The COVID-19 pandemic brought the world to a standstill and put many burdens on healthcare workers.

"This has opened new market opportunities for digital health platforms," according to the report. "The demand for virtual consultations increased by many folds amid the crisis,

The Catalyst: 'Continuing Momentum'

The company is gathering "continuing momentum," wrote Maxim analyst Allen Klee, who rated the stock a Buy with a CA$1.75 per share target price. "We believe the company has hit an inflection point of accelerating revenue and EBITDA profitability. Tailwinds include a significant number of larger contracts that have been won."

Reliq had its first profitable quarter during the three months ending March 31 with a gain from operations of CA$731,017 YoY. It also has started scoring larger contracts for iUGO, including one with a U.S. health plan that operates in five states with more than 3,000 doctors and 1 million patients.

The company will not release its final results for fiscal year 2023, which ended June 30, until October. But Crossley recently told analysts and shareholders that according to estimates, revenues more than doubled from fiscal year 2022.
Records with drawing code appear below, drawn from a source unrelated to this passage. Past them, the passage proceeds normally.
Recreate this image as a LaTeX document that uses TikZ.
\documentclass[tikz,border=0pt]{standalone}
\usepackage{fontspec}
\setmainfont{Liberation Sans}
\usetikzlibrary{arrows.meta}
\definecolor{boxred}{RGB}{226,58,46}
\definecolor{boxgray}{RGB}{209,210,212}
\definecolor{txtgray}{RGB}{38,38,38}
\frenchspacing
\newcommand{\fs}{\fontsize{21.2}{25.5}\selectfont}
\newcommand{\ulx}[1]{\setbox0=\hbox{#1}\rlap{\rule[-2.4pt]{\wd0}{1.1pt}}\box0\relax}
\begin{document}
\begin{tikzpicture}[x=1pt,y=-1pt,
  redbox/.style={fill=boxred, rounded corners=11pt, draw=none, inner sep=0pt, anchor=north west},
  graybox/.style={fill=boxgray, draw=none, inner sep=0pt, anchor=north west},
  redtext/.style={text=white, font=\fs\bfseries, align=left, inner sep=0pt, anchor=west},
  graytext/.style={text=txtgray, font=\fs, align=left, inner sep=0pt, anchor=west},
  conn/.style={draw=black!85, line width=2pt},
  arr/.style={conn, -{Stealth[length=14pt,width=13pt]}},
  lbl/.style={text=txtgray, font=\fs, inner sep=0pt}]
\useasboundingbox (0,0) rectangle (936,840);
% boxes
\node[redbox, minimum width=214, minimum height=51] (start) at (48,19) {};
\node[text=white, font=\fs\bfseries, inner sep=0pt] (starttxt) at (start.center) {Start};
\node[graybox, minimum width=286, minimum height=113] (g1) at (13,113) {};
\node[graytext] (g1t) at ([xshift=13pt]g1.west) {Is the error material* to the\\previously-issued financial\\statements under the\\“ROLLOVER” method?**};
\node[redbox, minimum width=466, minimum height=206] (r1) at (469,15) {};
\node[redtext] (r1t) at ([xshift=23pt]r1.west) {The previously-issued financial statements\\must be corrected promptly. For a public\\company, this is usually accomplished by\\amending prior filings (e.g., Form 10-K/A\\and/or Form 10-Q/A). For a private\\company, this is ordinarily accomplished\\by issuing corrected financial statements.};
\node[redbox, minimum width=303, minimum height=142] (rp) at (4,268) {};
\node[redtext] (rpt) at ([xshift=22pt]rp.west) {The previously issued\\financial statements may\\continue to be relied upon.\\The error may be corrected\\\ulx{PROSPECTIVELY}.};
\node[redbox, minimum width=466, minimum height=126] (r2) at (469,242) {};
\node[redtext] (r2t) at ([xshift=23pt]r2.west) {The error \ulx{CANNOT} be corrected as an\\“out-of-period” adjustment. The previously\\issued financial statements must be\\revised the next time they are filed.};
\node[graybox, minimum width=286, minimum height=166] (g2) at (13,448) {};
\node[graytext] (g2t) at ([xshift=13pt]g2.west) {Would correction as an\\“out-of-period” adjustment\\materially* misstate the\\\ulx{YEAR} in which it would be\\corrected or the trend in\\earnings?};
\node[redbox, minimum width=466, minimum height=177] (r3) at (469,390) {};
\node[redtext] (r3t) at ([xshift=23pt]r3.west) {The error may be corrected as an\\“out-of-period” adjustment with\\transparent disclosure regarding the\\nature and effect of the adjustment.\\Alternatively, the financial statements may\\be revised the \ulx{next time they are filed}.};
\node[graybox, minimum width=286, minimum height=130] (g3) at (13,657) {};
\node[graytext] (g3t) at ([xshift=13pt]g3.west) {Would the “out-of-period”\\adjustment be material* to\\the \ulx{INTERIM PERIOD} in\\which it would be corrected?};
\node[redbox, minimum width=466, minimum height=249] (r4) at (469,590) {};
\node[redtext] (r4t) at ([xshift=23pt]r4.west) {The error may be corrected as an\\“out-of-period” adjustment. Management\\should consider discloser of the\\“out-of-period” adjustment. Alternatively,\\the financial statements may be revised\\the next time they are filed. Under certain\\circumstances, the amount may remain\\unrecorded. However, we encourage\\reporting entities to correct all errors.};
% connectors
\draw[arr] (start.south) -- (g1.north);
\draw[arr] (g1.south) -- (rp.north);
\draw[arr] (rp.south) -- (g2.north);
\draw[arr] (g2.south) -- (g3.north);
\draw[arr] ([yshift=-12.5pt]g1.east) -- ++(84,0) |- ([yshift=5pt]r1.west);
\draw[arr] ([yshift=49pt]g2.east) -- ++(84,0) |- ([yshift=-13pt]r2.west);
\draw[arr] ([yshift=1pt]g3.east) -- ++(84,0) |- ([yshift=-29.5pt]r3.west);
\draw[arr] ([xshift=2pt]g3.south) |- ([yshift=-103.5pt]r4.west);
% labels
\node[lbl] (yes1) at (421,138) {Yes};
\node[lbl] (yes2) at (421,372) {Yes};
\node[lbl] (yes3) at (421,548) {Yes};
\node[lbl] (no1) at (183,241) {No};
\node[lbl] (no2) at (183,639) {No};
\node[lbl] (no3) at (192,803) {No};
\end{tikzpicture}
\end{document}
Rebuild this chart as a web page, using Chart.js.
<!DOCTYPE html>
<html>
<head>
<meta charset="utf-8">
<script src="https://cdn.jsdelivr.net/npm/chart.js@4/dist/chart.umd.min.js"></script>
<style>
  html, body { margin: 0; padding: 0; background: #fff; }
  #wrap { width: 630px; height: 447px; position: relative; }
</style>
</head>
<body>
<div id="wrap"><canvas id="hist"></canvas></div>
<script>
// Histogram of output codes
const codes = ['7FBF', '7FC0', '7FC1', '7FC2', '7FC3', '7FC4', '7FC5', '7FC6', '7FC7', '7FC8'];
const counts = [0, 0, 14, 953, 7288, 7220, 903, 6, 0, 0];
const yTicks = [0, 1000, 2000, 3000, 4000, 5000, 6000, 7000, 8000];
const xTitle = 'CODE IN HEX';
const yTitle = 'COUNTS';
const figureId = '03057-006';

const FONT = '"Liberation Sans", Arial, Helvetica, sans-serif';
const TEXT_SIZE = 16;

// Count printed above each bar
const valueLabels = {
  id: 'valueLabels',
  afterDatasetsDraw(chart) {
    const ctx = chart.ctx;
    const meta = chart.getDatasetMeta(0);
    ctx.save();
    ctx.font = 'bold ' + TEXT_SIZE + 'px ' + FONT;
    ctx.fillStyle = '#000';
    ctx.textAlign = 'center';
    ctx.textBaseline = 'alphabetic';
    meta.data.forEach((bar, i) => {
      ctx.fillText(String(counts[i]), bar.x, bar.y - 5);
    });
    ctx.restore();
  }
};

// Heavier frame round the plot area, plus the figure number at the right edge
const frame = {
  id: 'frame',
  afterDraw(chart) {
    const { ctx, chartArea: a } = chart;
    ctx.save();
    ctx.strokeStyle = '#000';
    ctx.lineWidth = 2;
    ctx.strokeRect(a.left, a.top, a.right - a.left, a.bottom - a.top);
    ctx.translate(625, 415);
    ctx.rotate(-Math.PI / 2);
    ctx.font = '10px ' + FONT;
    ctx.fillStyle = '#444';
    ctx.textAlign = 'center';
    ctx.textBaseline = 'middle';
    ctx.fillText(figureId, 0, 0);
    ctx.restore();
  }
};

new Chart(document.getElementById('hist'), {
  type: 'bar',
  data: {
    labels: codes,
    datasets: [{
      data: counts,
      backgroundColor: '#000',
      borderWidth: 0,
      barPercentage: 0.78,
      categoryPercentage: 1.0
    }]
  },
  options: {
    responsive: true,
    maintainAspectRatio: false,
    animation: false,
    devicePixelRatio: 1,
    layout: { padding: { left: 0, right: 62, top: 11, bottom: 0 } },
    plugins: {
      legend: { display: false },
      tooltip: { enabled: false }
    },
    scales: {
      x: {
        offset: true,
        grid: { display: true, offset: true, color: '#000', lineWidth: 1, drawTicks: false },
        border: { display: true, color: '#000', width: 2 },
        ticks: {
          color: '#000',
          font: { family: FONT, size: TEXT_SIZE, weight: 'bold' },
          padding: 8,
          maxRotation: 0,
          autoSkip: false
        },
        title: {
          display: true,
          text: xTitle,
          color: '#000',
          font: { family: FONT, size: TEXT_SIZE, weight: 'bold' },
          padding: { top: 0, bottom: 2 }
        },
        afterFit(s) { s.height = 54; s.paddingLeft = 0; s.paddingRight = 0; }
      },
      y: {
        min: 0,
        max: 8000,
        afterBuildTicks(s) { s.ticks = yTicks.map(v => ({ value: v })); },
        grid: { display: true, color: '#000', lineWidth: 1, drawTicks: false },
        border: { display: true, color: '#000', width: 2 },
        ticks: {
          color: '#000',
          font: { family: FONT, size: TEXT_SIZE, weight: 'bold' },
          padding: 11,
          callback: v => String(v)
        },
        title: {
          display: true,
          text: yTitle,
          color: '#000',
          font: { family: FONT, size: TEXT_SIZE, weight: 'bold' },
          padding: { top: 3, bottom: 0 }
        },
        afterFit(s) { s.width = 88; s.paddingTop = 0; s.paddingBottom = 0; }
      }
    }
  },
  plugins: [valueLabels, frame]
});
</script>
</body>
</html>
iUGO is a "compelling offer for practitioners," Klee wrote. "A typical practice can bring in more than US$1 million in Medicare and Medicaid payments implementing it."

"We project FY23 revenue of CA$17.1M, up 101% (YoY), in line with management's expectations for revenue to double in FY23 and implying F4Q23 revenue of CA$4.8M, up 110% (YoY)," Klee wrote. "For FY24, we project revenue of CA$34.2M, +99% (YoY), roughly in line with management's expectations for revenue doubling in F2024."

Klee's revenue predictions could prove conservative if the company is "successful in onboarding some of the larger contracts that have been announced," he wrote.

Little Effect from Idalia

Reliq, which has contracts in Florida, also announced that Hurricane Idalia did not significantly impact its clients there and "will not disrupt onboarding or billing for Reliq's clients in the state," Crossley said.

"Onboarding, adherence, and collections have continued to improve this quarter, and the company's profitability continues to increase," Crossley noted. "Sales for FY 2023 more than doubled year-over-year relative to FY 2022 and are expected to more than double again in FY 2024."

Recently, the company also announced it had signed contracts with 20 new rural health clinics (RHCs) in California, Nevada, Puerto Rico, Texas, and the U.S. Virgin Islands.

The contracts are expected to add more than 50,000 patients to iUGO by the end of 2024.

Ownership and Share Structure

About 8% of Reliq's shares are owned by insiders, including Crossley, with 1.6% or 3.22 million shares. About 0.3% of the company is owned by institutional investors, including FNB Wealth Management, with 0.01% or 0.03 million shares, according to Reuters.

Other top investors include Eugene Beukman, who owns 0.11% or 0.23 million shares, and Brian Storseth, who owns 0.07% or 0.14 million shares, Reuters said.

Crossley said 91.7% of the company is retail.

The company has 203 million shares outstanding, with about 200 million free-floating. It has a market cap of CA$91.3 million and trades in a 52-week range of CA$0.76 and CA$0.375.